The Mote in God's Eye
(Larry Niven & Jerry Pournelle, 1974)

In the long run I feel that Larry Niven was harmed as a writer by his association with Jerry Pournelle; but this, the first of their colloborations, is undoubtedly a masterpiece.

The story is set in the early years of the 31st century. Following the development of the Alderson hyperspace drive in the 21st century, mankind has spread over a chunk of the galaxy including some two hundred worlds; and now it encounters for the first time an intelligent alien species, whose members are rather strange but in some ways more capable than humans. The human expedition sent to meet them (part military, part scientific) must assess whether they pose a threat to humanity, and how to deal with them.

Although Niven was a much better known and more successful writer, Pournelle rather arrogantly refused to believe in Niven's future history, so the book is set in Pournelle's future history — a distinctly unoriginal scenario in which humanity is ruled over by an Emperor and an aristocracy. This old-fashioned background fits rather oddly together with Niven's more sophisticated aliens, but it works after a fashion and one comes to accept it.

The core of the book is the fascinating nature of the aliens (referred to as Moties) and their civilization, the details of which are only gradually uncovered. This was surely Niven's work, and it's what makes the book a classic. However, although we see no war and only a little fighting, there had to be a significant military presence in the expedition. Niven, with no military experience, probably couldn't have handled it convincingly by himself. Pournelle's contribution was therefore essential, though arguably Niven might have found another collaborator who could have done it better.
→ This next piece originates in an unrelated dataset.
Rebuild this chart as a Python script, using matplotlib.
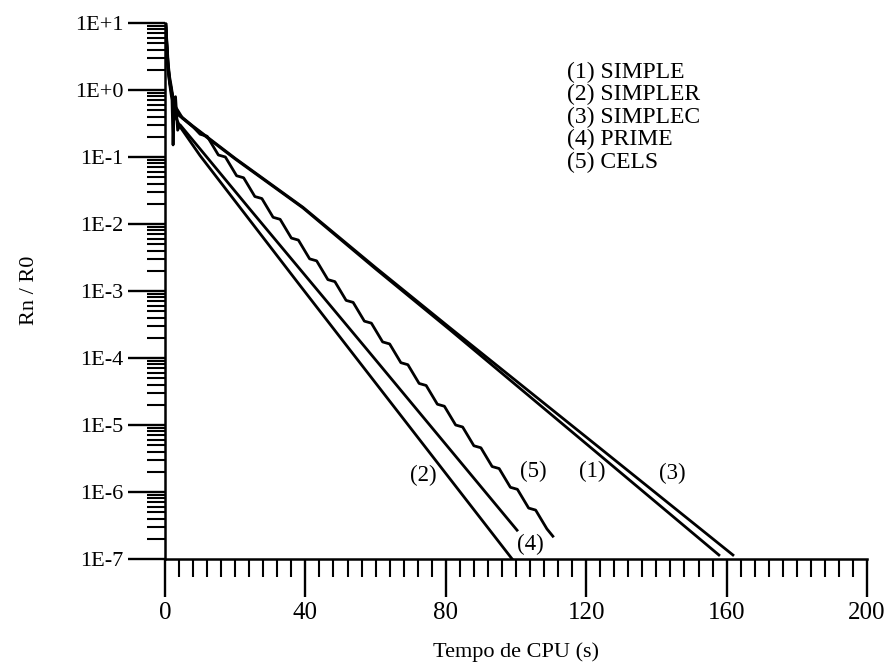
import matplotlib
matplotlib.use("Agg")
import matplotlib.pyplot as plt
from matplotlib.ticker import FixedLocator, FixedFormatter, LogLocator, MultipleLocator, NullFormatter
import numpy as np

plt.rcParams['font.family'] = ['Liberation Serif', 'DejaVu Serif']

# ---- data (x = CPU time in s, y given as log10(Rn/R0)) ----
simple_x = [0.2, 0.5, 0.9, 1.3, 1.8, 2.3, 3.0, 4.0, 8.0, 20.0, 39.3, 60.0, 81.2, 120.0, 157.8]
simple_log = [1.0, 0.7, 0.35, 0.15, 0.0, -0.15, -0.28, -0.38, -0.55, -1.03, -1.76, -2.67, -3.58, -5.28, -6.94]

simplec_x = [0.2, 0.5, 0.9, 1.3, 1.8, 2.5, 3.2, 4.0, 8.0, 20.0, 39.3, 60.0, 81.2, 120.0, 161.8]
simplec_log = [1.0, 0.75, 0.4, 0.2, 0.05, -0.2, -0.3, -0.37, -0.54, -1.02, -1.75, -2.65, -3.55, -5.18, -6.94]

simpler_x = [0.2, 0.5, 0.9, 1.3, 1.7, 2.0, 2.3, 2.6, 3.0, 4.3, 10.0, 38.5, 52.7, 98.9]
simpler_log = [1.0, 0.65, 0.3, 0.1, -0.05, -0.15, -0.82, -0.25, -0.40, -0.55, -0.98, -2.92, -3.88, -7.0]

prime_x = [0.2, 0.5, 0.9, 1.3, 1.8, 2.4, 3.0, 3.6, 4.3, 10.0, 24.2, 57.5, 100.3]
prime_log = [1.0, 0.6, 0.3, 0.12, -0.02, -0.2, -0.1, -0.6, -0.52, -0.88, -1.78, -3.87, -6.57]

cels_x = [0.2, 0.5, 0.9, 1.4, 2.0, 3.0, 5.0, 8.0, 10.0, 12.0, 15.2, 17.2, 20.4, 22.4, 25.6, 27.6,
          30.8, 32.8, 36.0, 38.0, 41.2, 43.2, 46.4, 48.4, 51.6, 53.6, 56.8, 58.8, 62.0, 64.0,
          67.2, 69.2, 72.4, 74.4, 77.6, 79.6, 82.8, 84.8, 88.0, 90.0, 93.2, 95.2, 98.4, 100.4,
          103.6, 105.6, 108.8, 110.5]
cels_log = [1.0, 0.7, 0.35, 0.12, -0.05, -0.25, -0.42, -0.55, -0.66, -0.69, -0.97, -1.00, -1.28, -1.31,
            -1.59, -1.62, -1.90, -1.93, -2.21, -2.24, -2.52, -2.55, -2.83, -2.86, -3.14, -3.17,
            -3.45, -3.48, -3.76, -3.79, -4.07, -4.10, -4.38, -4.41, -4.69, -4.72, -5.00, -5.03,
            -5.31, -5.34, -5.62, -5.65, -5.93, -5.96, -6.24, -6.27, -6.55, -6.66]

legend_lines = ["(1) SIMPLE", "(2) SIMPLER", "(3) SIMPLEC", "(4) PRIME", "(5) CELS"]

curve_labels = ["(2)", "(5)", "(1)", "(3)", "(4)"]
curve_label_x = [73.5, 104.8, 121.7, 144.5, 104.0]
curve_label_log = [-5.75, -5.70, -5.70, -5.72, -6.79]

ytick_exps = [-7, -6, -5, -4, -3, -2, -1, 0, 1]
ytick_labels = ["1E-7", "1E-6", "1E-5", "1E-4", "1E-3", "1E-2", "1E-1", "1E+0", "1E+1"]
xticks = [0, 40, 80, 120, 160, 200]

# ---- figure ----
W, H = 891, 669
fig = plt.figure(figsize=(W / 100, H / 100), dpi=100)
ax = fig.add_axes([165 / W, 1 - 559 / H, 702 / W, 536 / H])

series = [(simple_x, simple_log), (simplec_x, simplec_log), (simpler_x, simpler_log),
          (prime_x, prime_log), (cels_x, cels_log)]
for xs, ls in series:
    ax.plot(xs, 10.0 ** np.array(ls), color='black', lw=2.0, solid_joinstyle='round')

ax.set_yscale('log')
ax.set_xlim(0, 200)
ax.set_ylim(1e-7, 10)

ax.yaxis.set_major_locator(FixedLocator([10.0 ** e for e in ytick_exps]))
ax.yaxis.set_major_formatter(FixedFormatter(ytick_labels))
ax.yaxis.set_minor_locator(LogLocator(base=10, subs=np.arange(2, 10), numticks=20))
ax.yaxis.set_minor_formatter(NullFormatter())
ax.xaxis.set_major_locator(FixedLocator(xticks))
ax.xaxis.set_minor_locator(MultipleLocator(4))

for s in ['top', 'right']:
    ax.spines[s].set_visible(False)
for s in ['left', 'bottom']:
    ax.spines[s].set_linewidth(1.8)

ax.tick_params(axis='both', which='major', direction='out', length=27, width=1.7, pad=3)
ax.tick_params(axis='y', which='major', labelsize=16)
ax.tick_params(axis='x', which='major', labelsize=18, pad=4)
ax.tick_params(axis='both', which='minor', direction='out', length=13, width=1.5)

fig.text(516 / W, 1 - 652 / H, "Tempo de CPU (s)", fontsize=16, ha='center', va='center')
fig.text(30 / W, 1 - 290 / H, "Rn / R0", fontsize=16, ha='center', va='center', rotation=90)

for i, t in enumerate(legend_lines):
    fig.text(567 / W, 1 - (72 + i * 22.5) / H, t, fontsize=17, va='center', ha='left')

for t, x, l in zip(curve_labels, curve_label_x, curve_label_log):
    ax.text(x, 10.0 ** l, t, fontsize=16.5, ha='center', va='center')

fig.savefig("out.png", dpi=100)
A conventional novel features the interplay between human characters. Here we have that, and also the interplay between humans and Moties, and between Moties and Moties. It's all interesting, and despite the basic seriousness of the situation there's a welcome undercurrent of humour running throughout the book.

Although one can easily criticize Pournelle's corniness (I'm occasionally reminded of Star Trek), I think anyone who reads sf should read this book. The late Robert Heinlein called it “possibly the finest science fiction novel I have ever read.” It's also a page-turner. In the past I've repeatedly picked it up intending to reread only a small section, and found myself rereading the whole book.